The other thing I was handed down was not a piece of clothing but my dad's old chair.  It was such a comfortable chair.  I found that my body fit into it perfectly.  If dad was not home,  I was sitting in the chair, unless of course I was in trouble and sitting on the bottom step of the stairway.  When mom and dad decided to get new furniture, they were going to throw the old chair out.  The legs were loose on it and the upholstery was not very good.  You could sit in that chair and it would feel like the legs could fall out from under it at any time.  I took it anyway for the comfort it provided me and perhaps for a little bit of home that I would be reminded of every time I sat in it.

The next major chance for getting hand me downs came from my uncle.  He had lived away from home for most of his adult life, living in Washington D.C., Chicago and then the Seattle area before moving back to Kansas City to spend his remaining days on this earth.  When his partner died, may uncle didn't know what to do with a lot of the stuff left behind.  I got some very nice shoes that happened to fit me and a few other things, but there was one very special item that was offered to me.  It was a coat.  When I first saw the coat my first impression was that it was green.  I hate the color green.  Green is my mother's favorite color and I lived with so much green in my life I could hardly stand to look outside in the summer time.  Green was awful.  Green was the color of puke.  Green was the color of a runny nose.  Green was simply awful.

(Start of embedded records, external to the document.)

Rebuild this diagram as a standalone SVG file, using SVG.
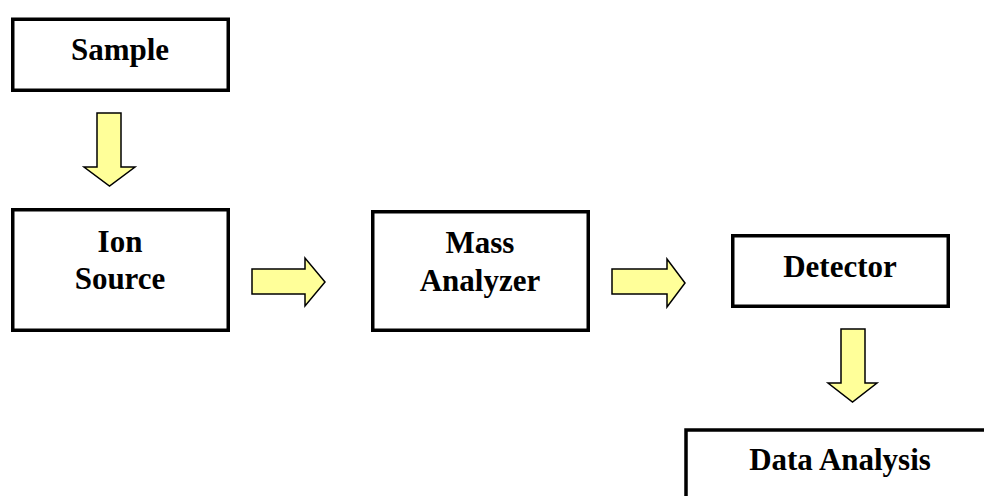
<svg xmlns="http://www.w3.org/2000/svg" width="984" height="496" viewBox="0 0 984 496">
<style>
.box{fill:#ffffff;stroke:#000000;stroke-width:3.5}
.lbl{font-family:"Liberation Serif","Times New Roman",serif;font-weight:bold;font-size:31px;fill:#000000;text-anchor:middle}
.arr{fill:#ffff99;stroke:#000000;stroke-width:1.5;stroke-linejoin:miter}
</style>
<rect width="984" height="496" fill="#ffffff"/>
<g id="sample">
<rect class="box" x="12.75" y="19.25" width="215.5" height="71"/>
<text class="lbl" x="120" y="60">Sample</text>
</g>
<g id="ion-source">
<rect class="box" x="12.75" y="209.75" width="215.5" height="120.5"/>
<text class="lbl" x="120" y="252">Ion</text>
<text class="lbl" x="120" y="289">Source</text>
</g>
<g id="mass-analyzer">
<rect class="box" x="372.75" y="211.75" width="215.5" height="118.5"/>
<text class="lbl" x="480" y="253">Mass</text>
<text class="lbl" x="480" y="291">Analyzer</text>
</g>
<g id="detector">
<rect class="box" x="732.75" y="235.75" width="215.5" height="70.5"/>
<text class="lbl" x="840" y="277">Detector</text>
</g>
<g id="data-analysis">
<rect class="box" x="686" y="430" width="310" height="100"/>
<text class="lbl" x="840" y="470">Data Analysis</text>
</g>
<g id="connectors">
<polygon class="arr" points="97,113 121,113 121,167 135,167 109.5,186 84,167 97,167"/>
<polygon class="arr" points="252,269 305,269 305,258 325,282 305,306 305,294 252,294"/>
<polygon class="arr" points="612,269 667,269 667,259 685,283 667,307 667,294 612,294"/>
<polygon class="arr" points="841,329 865,329 865,383 877,383 852.5,402 828,383 841,383"/>
</g>
</svg>
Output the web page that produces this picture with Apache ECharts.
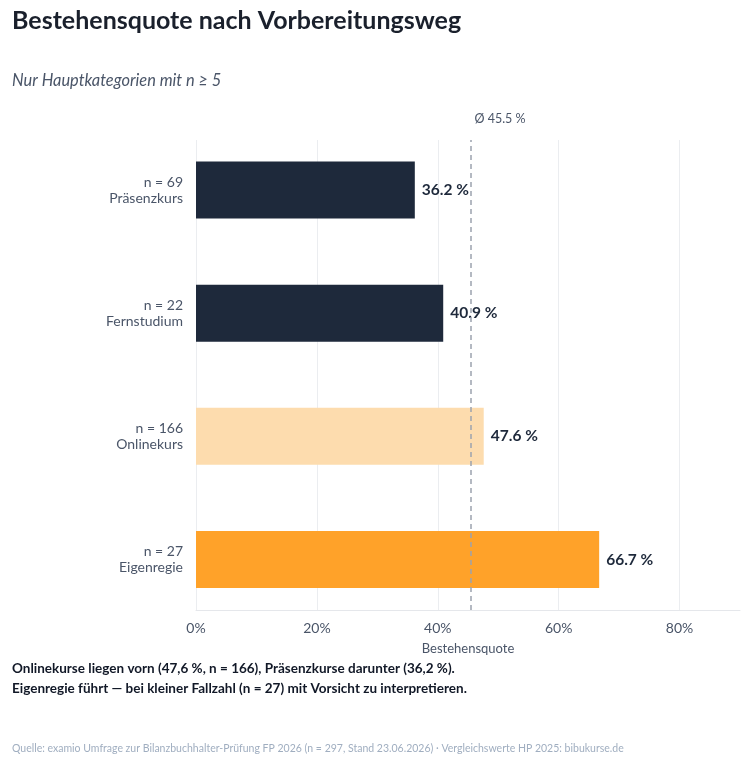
<!DOCTYPE html>
<html>
<head>
<meta charset="utf-8">
<script src="https://cdn.jsdelivr.net/npm/echarts@6/dist/echarts.min.js"></script>
<style>
  html, body { margin: 0; padding: 0; background: #fff; }
  #chart { width: 750px; height: 767px; }
</style>
</head>
<body>
<div id="chart"></div>
<script>
// Daten
var categories = ["Präsenzkurs", "Fernstudium", "Onlinekurs", "Eigenregie"];
var counts = [69, 22, 166, 27];
var rates = [36.2, 40.9, 47.6, 66.7];
var average = 45.5;
var xTicks = [0, 20, 40, 60, 80];

// Farben
var barColors = ["#1e293b", "#1e293b", "#fddcae", "#ffa229"];
var font = "Lato, 'Noto Sans', sans-serif";

var yLabels = categories.map(function (c, i) {
  return "n = " + counts[i] + "\n" + c;
});

var chart = echarts.init(document.getElementById("chart"));

chart.setOption({
  animation: false,
  textStyle: { fontFamily: font },
  title: [
    {
      text: "Bestehensquote nach Vorbereitungsweg",
      left: 12,
      top: 8,
      padding: 0,
      textStyle: { fontSize: 25, fontWeight: "bold", color: "#1a202c", fontFamily: font },
    },
    {
      text: "Nur Hauptkategorien mit n ≥ 5",
      left: 12,
      top: 73,
      padding: 0,
      textStyle: { fontSize: 16.4, fontStyle: "italic", fontWeight: "normal", color: "#4a5568", fontFamily: font },
    },
    {
      text: "Onlinekurse liegen vorn (47,6 %, n = 166), Präsenzkurse darunter (36,2 %).\nEigenregie führt — bei kleiner Fallzahl (n = 27) mit Vorsicht zu interpretieren.",
      left: 12,
      top: 659,
      padding: 0,
      textStyle: { fontSize: 13.5, fontWeight: "bold", color: "#111827", lineHeight: 20, fontFamily: font },
    },
    {
      text: "Quelle: examio Umfrage zur Bilanzbuchhalter-Prüfung FP 2026 (n = 297, Stand 23.06.2026) · Vergleichswerte HP 2025: bibukurse.de",
      left: 12,
      top: 743,
      padding: 0,
      textStyle: { fontSize: 10.5, fontWeight: "normal", color: "#a0aec0", fontFamily: font },
    },
  ],
  grid: [
    // Achsen, Gitter, Durchschnittslinie
    { left: 196, right: 10, top: 140, height: 470 },
    // Balken und Kategorien
    { left: 196, right: 10, top: 128.4, height: 492.7 },
  ],
  xAxis: [
    {
      gridIndex: 0,
      type: "value",
      min: 0,
      max: 90,
      interval: 20,
      name: "Bestehensquote",
      nameLocation: "middle",
      nameGap: 32,
      nameTextStyle: { color: "#4a5568", fontSize: 13, fontFamily: font },
      axisLine: { show: true, lineStyle: { color: "#e5e7eb", width: 1 } },
      axisTick: { show: false },
      axisLabel: {
        color: "#4a5568",
        fontSize: 14,
        margin: 11,
        showMaxLabel: false,
        formatter: function (v) {
          return xTicks.indexOf(v) >= 0 ? v + "%" : "";
        },
      },
      splitLine: {
        show: true,
        lineStyle: {
          color: ["#ebedf0", "#ebedf0", "#ebedf0", "#ebedf0", "#ebedf0", "rgba(0,0,0,0)"],
          width: 1,
        },
      },
    },
    {
      gridIndex: 1,
      type: "value",
      min: 0,
      max: 90,
      show: false,
    },
  ],
  yAxis: [
    {
      gridIndex: 0,
      type: "value",
      min: 0,
      max: 1,
      show: false,
    },
    {
      gridIndex: 1,
      type: "category",
      inverse: true,
      data: yLabels,
      axisLine: { show: false },
      axisTick: { show: false },
      splitLine: { show: false },
      axisLabel: {
        color: "#4a5568",
        fontSize: 14,
        lineHeight: 16,
        margin: 13,
        padding: [4, 0, 0, 0],
        align: "right",
      },
    },
  ],
  series: [
    {
      name: "Durchschnitt",
      type: "line",
      xAxisIndex: 0,
      yAxisIndex: 0,
      data: [],
      silent: true,
      markLine: {
        silent: true,
        symbol: "none",
        lineStyle: { color: "#9ca3af", type: [5, 4], width: 1.5 },
        label: {
          show: true,
          position: "end",
          distance: 15,
          padding: [0, 0, 0, 58],
          color: "#4a5568",
          fontSize: 12.5,
          fontFamily: font,
          formatter: "Ø " + average + " %",
        },
        data: [{ xAxis: average }],
      },
    },
    {
      name: "Bestehensquote",
      type: "bar",
      xAxisIndex: 1,
      yAxisIndex: 1,
      barWidth: 57,
      data: rates.map(function (v, i) {
        return { value: v, itemStyle: { color: barColors[i] } };
      }),
      label: {
        show: true,
        position: "right",
        distance: 7,
        color: "#1e293b",
        fontSize: 15.5,
        fontWeight: "bold",
        fontFamily: font,
        formatter: function (p) {
          return p.value.toFixed(1) + " %";
        },
      },
    },
  ],
});
</script>
</body>
</html>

I then tried on the coat to see how it fit.  The fit was perfect.  Perfect arm length, perfect room for arms to slide in and out of.  It was a very soft coat as well.  It was made out of cotton with a down lining in it.  I could move my arms as though I wasn't even wearing a heavy coat.  It was so comfortable that I was able to overlook the color of the coat and take it anyway.  I knew right then that this would be the most comfortable coat I had ever worn.

When the next winter came and the temperatures began to drop and the cold started hanging around every day, I reached in the closet for that comfortable green coat to wear while I shoveled some snow.  It became immediately clear that this was not only the most comfortable coat I had ever worn, it was also the warmest coat.  It had been bought originally to withstand Chicago winters which are much worse than Kansas City winters.  This coat was the coat I had been waiting my whole life for.  I had tried Corduroy coats which were somewhat warm but very stiff to move around in.  They were not comfortable at all and while the warmth factor was good they didn't compare to the green coat.  I had tried man made materials of coats such as nylon and rayon and the such.  They were not as stiff as the corduroy coats but not as warm either.  The main thing that irritated me about these coats was the sound they made ever time you moved in them.  That screeching swishing sound that you had to stop moving before you could talk while wearing it.

I noticed then that the green coat had literally hundreds of pockets.  Some were big and others were a little smaller and every once in a while you would come upon a pocket very small, perfect for carrying keys or other items that you didn't want to get lost.  I was in love with the green coat and it became, with my dad's wool stocking cap, my winter hand me down wardrobe.

I took that cap from my dad about thirty five years ago.  I am guessing it was about ten years old at the time making it approximately forty five years old.  I still wear it.  It is just as warm and comfortable and itchy as it was when I first got it.  It is my go to hat whenever it gets cold outside.

The chair is about sixty years old.  The legs on it still wiggle and they still feel like they could come off at any time.  MY wife made a cover for it to hide the old upholstery on it and I sit on that chair every day still.  It is so comfortable that if I am not home, my dog Dutch sits in the old chair.  It still fits my body well and I think still brings a little of a childhood home into my life.  It is kind of like comfort food.  It just feels right, it feels good.

As for the green coat, well time has taken a toll on it.  It was twenty years old when I got it and I have had it for almost twenty years.  It is old and it is showing signs of age.  Some of the material in the seams is starting to wear out.  There are places where it got snagged on a fence while I was jumping over to get a rouge baseball.  Actually, to be perfectly honest, it looks pretty ragged.  I have had people tell me that I should get a new coat.  I have been threatened with being given a new coat for Christmas or my birthday.  That would be a grave mistake.  I have seen homeless people with better looking coats than my green one and that is fine.  I'll stick with the green coat thank you very much.    It is about the only thing that is green that I own.  I put that green coat on my back almost anytime it drops below freezing.  Sometimes I wear it when it is really too warm to be wearing it and it warms me up more.  The pockets all still work in it and I am fairly sure I still discover a new pocket every year that I have the coat.  The old wool cap has a permanent home in one of those pockets.

I have no plans to discard the old green coat.  I plan on wearing it into my last winter before I die.  As a matter of fact I have made some decisions on what is to happen to these winter hand me downs.  I want to be buried or cremated in the wool cap and the green coat.  I don't see how any one else could or would appreciate these two pieces of winter clothing the way I have over the years.  When I go, they go with me.

As for the chair, I leave distribution of that to whoever is taking care of my estate whether it be my wife or my son.  They can bury me sitting in it or cremate it along with me, the wool cap and the green coat.  The other possibility is finding someone who would appreciate it for the fine piece of furniture that it is.  I think that it may be difficult to find someone who appreciates the old chair for what it has been through.  That chair helped raise four kids, a daughter in law and a grandson not to mention numerous dogs that found it more than good enough for a bed on which to nap.  Perhaps a small bonfire using the chair the evening of my funeral while friends and family gather to talk about what a grumpy old man I had become and how they simply could NOT believe I was buried in that old green coat and a old wool stocking cap   At least with this writing, they will know where that coat and cap came from and why I was so attached to them even into death.